AIM OF THE EXERCISE - Using the material below, repeat exactly the lines from the one with "Give me the matplotlib source for this chart." through the one with "strong_succ_y = [4.77, 3.2, 1.73, 1.315, 1.02, 0.768]", ends included, without any images.

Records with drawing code
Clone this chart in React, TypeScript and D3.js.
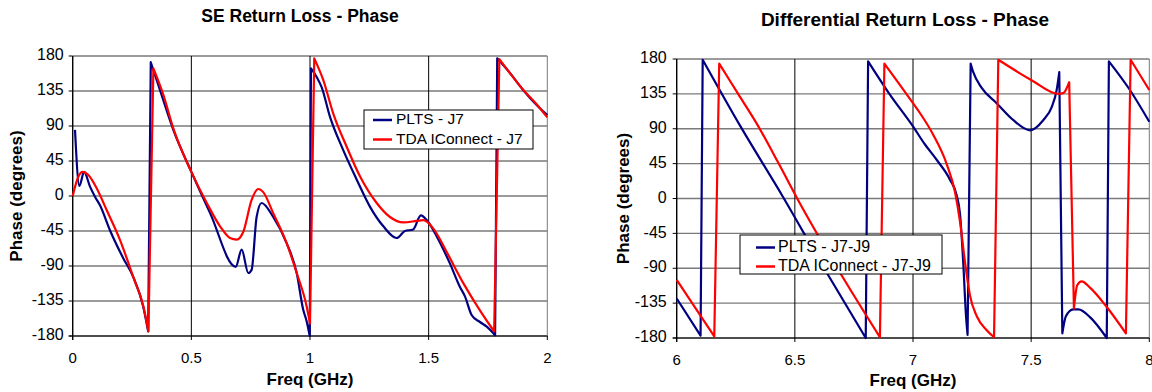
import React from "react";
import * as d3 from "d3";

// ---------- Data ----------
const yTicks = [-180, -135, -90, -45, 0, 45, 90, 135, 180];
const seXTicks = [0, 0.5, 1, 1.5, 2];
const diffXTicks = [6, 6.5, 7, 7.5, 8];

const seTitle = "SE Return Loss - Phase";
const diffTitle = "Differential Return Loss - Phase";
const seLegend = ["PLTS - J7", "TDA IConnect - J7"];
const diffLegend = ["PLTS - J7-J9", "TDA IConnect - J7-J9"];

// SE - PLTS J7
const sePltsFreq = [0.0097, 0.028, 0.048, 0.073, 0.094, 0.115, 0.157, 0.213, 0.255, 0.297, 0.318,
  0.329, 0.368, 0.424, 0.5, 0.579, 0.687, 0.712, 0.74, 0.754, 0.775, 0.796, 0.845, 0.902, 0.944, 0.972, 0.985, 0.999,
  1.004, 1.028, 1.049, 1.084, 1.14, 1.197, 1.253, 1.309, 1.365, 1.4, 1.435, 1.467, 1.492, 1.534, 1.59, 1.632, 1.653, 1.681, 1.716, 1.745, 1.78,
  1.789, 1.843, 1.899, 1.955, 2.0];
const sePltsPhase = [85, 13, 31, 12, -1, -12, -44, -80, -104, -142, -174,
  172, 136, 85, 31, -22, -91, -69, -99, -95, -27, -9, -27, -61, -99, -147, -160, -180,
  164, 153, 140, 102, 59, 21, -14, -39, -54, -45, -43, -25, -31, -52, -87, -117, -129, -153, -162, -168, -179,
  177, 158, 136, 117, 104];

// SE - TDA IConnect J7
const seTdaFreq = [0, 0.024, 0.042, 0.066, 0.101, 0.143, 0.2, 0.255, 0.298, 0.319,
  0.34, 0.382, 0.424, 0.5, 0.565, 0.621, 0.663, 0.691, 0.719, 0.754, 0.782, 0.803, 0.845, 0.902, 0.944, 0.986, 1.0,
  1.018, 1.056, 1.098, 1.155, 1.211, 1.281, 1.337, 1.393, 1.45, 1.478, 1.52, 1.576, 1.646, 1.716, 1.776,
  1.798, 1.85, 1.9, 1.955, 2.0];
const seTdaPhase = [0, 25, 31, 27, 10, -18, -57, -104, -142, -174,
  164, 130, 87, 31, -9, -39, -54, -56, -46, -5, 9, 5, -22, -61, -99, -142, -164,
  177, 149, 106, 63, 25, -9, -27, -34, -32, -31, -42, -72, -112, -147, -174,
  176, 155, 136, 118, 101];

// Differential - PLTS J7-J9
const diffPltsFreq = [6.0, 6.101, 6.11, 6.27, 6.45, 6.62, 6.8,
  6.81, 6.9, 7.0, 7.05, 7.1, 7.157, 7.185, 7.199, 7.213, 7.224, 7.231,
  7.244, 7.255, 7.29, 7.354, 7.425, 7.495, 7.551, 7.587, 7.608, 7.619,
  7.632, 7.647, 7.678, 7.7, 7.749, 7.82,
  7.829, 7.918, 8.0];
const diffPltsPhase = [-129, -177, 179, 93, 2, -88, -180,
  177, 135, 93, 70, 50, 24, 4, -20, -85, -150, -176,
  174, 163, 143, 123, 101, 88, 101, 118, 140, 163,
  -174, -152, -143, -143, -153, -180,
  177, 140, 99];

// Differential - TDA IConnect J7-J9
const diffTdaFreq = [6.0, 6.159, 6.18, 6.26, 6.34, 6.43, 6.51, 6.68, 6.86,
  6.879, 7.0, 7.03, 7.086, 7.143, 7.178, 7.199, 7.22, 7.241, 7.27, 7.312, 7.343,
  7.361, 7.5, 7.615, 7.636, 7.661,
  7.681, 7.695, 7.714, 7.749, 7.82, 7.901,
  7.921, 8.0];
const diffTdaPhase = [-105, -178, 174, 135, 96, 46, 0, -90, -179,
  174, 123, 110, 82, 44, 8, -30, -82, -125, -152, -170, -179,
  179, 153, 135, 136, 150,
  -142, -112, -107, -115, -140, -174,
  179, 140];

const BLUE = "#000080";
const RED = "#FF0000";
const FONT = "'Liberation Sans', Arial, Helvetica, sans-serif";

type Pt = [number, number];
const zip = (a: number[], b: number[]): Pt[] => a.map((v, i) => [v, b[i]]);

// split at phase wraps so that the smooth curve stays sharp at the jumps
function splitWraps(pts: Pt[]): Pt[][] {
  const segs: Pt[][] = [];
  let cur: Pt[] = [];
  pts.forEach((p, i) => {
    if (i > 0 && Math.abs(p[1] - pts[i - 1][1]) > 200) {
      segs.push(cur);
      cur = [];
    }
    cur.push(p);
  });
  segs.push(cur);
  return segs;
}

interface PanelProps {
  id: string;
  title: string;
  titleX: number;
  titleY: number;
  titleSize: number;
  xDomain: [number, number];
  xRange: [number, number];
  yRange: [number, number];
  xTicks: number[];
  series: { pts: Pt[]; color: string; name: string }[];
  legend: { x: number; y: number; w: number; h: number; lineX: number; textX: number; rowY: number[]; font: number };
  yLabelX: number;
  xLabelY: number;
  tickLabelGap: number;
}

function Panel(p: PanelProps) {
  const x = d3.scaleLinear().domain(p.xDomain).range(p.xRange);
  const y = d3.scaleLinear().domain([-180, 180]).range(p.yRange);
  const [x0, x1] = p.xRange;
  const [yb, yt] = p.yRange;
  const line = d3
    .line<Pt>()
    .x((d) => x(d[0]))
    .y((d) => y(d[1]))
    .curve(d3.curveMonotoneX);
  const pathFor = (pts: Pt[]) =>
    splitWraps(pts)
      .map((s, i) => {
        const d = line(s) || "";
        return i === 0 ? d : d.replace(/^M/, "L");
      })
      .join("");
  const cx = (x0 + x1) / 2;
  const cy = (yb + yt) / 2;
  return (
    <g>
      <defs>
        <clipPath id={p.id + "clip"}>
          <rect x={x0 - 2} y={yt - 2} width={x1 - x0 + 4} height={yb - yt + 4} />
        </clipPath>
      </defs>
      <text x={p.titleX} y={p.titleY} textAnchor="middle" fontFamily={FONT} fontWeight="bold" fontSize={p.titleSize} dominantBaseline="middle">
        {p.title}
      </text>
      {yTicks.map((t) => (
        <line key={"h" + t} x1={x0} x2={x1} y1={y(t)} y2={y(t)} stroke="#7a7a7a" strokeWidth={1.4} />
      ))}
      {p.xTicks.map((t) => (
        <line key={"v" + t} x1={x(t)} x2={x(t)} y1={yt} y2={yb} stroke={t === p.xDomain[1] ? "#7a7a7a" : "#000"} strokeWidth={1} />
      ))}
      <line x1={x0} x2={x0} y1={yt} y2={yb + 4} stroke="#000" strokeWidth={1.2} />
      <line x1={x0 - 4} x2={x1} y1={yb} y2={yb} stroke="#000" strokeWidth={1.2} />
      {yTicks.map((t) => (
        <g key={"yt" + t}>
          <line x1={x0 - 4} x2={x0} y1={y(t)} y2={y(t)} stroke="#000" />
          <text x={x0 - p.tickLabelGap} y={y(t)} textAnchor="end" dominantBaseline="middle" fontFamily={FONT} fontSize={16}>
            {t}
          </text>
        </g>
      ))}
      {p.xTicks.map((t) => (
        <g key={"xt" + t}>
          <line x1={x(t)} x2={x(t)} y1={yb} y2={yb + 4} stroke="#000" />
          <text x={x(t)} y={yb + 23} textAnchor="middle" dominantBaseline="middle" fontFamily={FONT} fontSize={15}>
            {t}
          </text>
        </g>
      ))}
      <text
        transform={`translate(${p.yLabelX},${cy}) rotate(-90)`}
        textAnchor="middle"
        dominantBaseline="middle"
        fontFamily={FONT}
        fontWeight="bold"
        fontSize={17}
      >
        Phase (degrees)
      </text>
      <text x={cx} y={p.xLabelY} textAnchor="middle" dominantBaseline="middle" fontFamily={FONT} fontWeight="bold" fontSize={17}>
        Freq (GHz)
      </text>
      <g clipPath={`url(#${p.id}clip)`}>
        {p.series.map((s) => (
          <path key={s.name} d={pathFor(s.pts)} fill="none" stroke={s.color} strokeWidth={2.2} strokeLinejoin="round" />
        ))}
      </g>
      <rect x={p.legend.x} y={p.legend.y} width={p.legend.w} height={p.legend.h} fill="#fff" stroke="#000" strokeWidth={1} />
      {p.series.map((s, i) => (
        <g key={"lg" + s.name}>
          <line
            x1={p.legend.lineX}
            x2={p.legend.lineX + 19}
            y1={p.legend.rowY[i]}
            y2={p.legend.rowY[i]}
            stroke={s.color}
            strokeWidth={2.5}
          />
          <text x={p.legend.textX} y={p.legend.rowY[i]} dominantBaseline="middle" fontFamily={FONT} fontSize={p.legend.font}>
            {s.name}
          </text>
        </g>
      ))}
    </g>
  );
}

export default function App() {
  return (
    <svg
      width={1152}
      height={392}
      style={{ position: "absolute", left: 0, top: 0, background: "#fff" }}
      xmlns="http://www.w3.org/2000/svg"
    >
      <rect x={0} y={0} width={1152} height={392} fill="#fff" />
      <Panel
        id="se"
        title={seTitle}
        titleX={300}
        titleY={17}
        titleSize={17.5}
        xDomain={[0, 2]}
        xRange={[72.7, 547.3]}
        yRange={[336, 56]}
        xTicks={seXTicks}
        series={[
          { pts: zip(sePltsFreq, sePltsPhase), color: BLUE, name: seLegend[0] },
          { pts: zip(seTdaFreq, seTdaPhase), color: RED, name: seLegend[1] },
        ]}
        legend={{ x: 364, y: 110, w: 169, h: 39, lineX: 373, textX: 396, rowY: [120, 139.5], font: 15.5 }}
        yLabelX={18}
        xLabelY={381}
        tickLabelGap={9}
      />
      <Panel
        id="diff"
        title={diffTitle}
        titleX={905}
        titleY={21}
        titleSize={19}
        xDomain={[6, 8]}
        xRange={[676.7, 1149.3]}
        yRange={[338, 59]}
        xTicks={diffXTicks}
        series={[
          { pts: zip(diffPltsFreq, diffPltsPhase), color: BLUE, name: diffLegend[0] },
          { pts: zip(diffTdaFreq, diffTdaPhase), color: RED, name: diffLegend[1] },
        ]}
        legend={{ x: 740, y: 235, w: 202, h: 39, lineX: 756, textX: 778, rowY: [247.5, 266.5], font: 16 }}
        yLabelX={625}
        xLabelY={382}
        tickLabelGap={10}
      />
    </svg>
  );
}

---

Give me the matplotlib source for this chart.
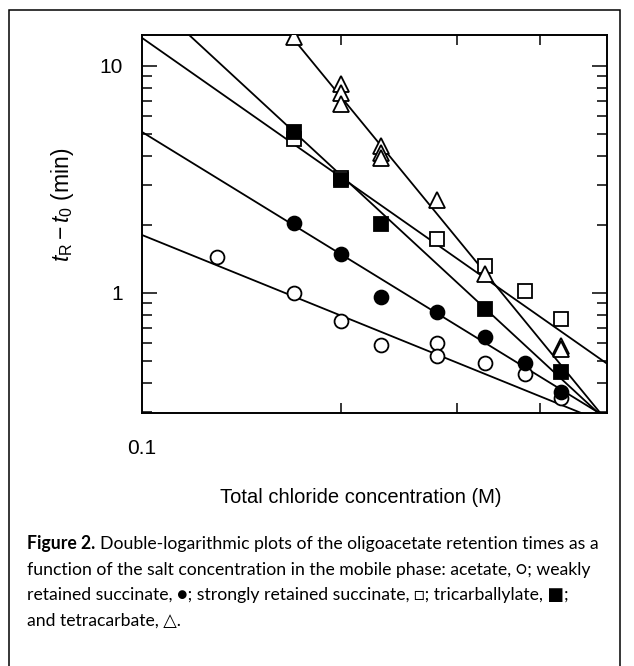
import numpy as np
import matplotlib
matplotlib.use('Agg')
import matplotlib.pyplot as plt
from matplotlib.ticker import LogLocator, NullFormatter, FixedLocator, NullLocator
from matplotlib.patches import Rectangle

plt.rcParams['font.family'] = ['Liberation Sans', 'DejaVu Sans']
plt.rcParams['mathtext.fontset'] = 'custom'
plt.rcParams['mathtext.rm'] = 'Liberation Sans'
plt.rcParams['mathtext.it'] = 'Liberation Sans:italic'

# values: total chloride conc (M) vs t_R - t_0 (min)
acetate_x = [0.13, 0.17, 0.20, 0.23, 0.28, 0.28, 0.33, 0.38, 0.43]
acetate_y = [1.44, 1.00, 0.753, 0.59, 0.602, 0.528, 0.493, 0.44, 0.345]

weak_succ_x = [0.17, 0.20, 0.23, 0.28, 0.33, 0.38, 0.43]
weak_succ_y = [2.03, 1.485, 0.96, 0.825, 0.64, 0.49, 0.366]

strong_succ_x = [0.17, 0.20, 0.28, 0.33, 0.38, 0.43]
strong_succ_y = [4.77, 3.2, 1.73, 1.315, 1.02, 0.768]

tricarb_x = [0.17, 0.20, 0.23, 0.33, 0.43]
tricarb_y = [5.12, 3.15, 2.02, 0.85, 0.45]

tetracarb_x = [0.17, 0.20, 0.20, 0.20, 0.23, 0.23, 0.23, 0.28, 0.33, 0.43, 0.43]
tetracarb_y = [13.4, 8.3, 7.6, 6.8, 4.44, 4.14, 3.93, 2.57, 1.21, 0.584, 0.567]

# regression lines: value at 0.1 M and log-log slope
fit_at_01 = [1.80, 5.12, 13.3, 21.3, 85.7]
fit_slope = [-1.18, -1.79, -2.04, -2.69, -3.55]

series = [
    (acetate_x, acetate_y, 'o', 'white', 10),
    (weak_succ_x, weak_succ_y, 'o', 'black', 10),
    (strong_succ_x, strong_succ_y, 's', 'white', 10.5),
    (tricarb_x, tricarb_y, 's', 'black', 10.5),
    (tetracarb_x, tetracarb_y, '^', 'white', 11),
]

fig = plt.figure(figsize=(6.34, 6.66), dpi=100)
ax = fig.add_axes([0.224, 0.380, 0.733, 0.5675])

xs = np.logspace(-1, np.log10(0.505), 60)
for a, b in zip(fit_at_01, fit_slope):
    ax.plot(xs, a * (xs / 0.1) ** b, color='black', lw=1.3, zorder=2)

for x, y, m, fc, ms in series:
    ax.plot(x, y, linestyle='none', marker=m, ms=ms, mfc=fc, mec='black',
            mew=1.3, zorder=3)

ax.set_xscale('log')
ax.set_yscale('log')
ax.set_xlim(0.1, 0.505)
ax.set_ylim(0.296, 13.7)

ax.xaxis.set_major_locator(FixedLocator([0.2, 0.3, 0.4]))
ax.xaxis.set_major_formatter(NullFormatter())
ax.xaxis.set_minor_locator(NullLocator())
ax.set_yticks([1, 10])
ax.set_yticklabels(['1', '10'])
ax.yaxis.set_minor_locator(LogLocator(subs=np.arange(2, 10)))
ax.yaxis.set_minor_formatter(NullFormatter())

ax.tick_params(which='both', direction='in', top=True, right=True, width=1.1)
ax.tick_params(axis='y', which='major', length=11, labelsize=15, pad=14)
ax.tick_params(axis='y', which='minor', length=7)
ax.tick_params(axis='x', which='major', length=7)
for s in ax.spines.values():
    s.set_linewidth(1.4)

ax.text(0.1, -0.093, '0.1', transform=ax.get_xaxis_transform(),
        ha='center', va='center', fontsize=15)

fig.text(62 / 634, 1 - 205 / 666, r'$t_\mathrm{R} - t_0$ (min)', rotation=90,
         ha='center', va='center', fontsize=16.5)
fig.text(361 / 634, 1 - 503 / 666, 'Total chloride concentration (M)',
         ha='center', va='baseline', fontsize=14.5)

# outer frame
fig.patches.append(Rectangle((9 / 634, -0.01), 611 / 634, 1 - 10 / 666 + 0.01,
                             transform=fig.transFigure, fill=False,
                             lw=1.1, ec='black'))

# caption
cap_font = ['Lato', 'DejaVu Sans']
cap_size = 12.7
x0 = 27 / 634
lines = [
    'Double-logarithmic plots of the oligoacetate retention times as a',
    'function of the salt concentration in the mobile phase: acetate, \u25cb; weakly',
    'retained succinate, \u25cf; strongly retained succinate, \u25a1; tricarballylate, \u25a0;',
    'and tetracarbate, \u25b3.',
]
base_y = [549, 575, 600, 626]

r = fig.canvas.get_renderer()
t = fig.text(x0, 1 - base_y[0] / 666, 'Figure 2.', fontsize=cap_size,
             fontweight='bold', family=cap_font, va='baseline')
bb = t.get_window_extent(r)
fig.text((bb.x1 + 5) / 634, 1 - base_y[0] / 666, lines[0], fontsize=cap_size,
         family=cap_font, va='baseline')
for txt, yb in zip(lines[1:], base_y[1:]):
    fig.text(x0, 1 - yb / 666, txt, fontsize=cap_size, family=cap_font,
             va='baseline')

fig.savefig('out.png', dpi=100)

==

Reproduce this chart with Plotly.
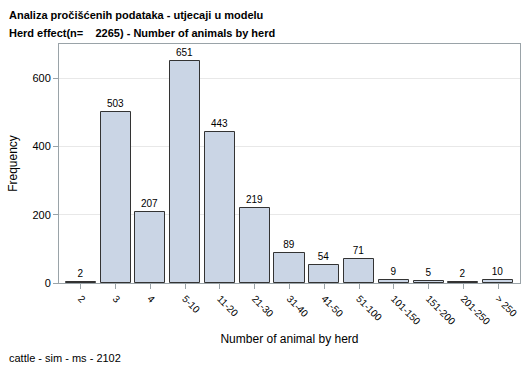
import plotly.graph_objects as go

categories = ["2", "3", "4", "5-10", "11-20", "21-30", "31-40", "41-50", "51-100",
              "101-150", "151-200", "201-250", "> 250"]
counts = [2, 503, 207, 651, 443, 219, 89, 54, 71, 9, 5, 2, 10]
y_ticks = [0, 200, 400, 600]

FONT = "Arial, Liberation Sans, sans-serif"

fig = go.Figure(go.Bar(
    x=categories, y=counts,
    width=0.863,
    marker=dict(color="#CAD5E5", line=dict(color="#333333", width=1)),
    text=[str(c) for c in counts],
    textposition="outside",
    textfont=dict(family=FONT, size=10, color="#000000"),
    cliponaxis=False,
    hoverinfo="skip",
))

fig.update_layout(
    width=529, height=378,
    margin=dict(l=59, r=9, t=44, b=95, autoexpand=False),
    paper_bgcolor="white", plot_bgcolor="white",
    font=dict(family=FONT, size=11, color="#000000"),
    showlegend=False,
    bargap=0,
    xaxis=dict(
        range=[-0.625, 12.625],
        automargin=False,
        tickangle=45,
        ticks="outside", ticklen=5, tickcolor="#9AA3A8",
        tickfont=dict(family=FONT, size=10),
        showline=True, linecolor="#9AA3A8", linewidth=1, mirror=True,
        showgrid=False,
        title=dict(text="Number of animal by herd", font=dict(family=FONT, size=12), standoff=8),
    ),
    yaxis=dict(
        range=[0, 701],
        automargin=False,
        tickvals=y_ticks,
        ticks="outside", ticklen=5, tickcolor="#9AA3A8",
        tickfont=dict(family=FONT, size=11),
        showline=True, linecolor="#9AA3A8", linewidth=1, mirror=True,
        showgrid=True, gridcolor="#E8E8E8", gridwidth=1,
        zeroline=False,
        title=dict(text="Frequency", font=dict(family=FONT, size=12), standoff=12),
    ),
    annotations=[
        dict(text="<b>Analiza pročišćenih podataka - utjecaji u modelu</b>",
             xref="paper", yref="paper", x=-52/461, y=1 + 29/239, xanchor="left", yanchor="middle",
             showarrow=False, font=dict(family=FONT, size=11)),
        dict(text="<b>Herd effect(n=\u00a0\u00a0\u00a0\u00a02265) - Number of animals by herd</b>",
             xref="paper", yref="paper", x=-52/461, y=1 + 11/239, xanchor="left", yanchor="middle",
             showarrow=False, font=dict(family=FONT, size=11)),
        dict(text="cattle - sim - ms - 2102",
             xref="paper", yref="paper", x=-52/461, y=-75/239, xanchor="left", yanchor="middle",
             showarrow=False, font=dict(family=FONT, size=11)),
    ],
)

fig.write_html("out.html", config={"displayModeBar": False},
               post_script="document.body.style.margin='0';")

RESPONSE -
Give me the matplotlib source for this chart.
import numpy as np
import matplotlib
matplotlib.use('Agg')
import matplotlib.pyplot as plt
from matplotlib.ticker import LogLocator, NullFormatter, FixedLocator, NullLocator
from matplotlib.patches import Rectangle

plt.rcParams['font.family'] = ['Liberation Sans', 'DejaVu Sans']
plt.rcParams['mathtext.fontset'] = 'custom'
plt.rcParams['mathtext.rm'] = 'Liberation Sans'
plt.rcParams['mathtext.it'] = 'Liberation Sans:italic'

# values: total chloride conc (M) vs t_R - t_0 (min)
acetate_x = [0.13, 0.17, 0.20, 0.23, 0.28, 0.28, 0.33, 0.38, 0.43]
acetate_y = [1.44, 1.00, 0.753, 0.59, 0.602, 0.528, 0.493, 0.44, 0.345]

weak_succ_x = [0.17, 0.20, 0.23, 0.28, 0.33, 0.38, 0.43]
weak_succ_y = [2.03, 1.485, 0.96, 0.825, 0.64, 0.49, 0.366]

strong_succ_x = [0.17, 0.20, 0.28, 0.33, 0.38, 0.43]
strong_succ_y = [4.77, 3.2, 1.73, 1.315, 1.02, 0.768]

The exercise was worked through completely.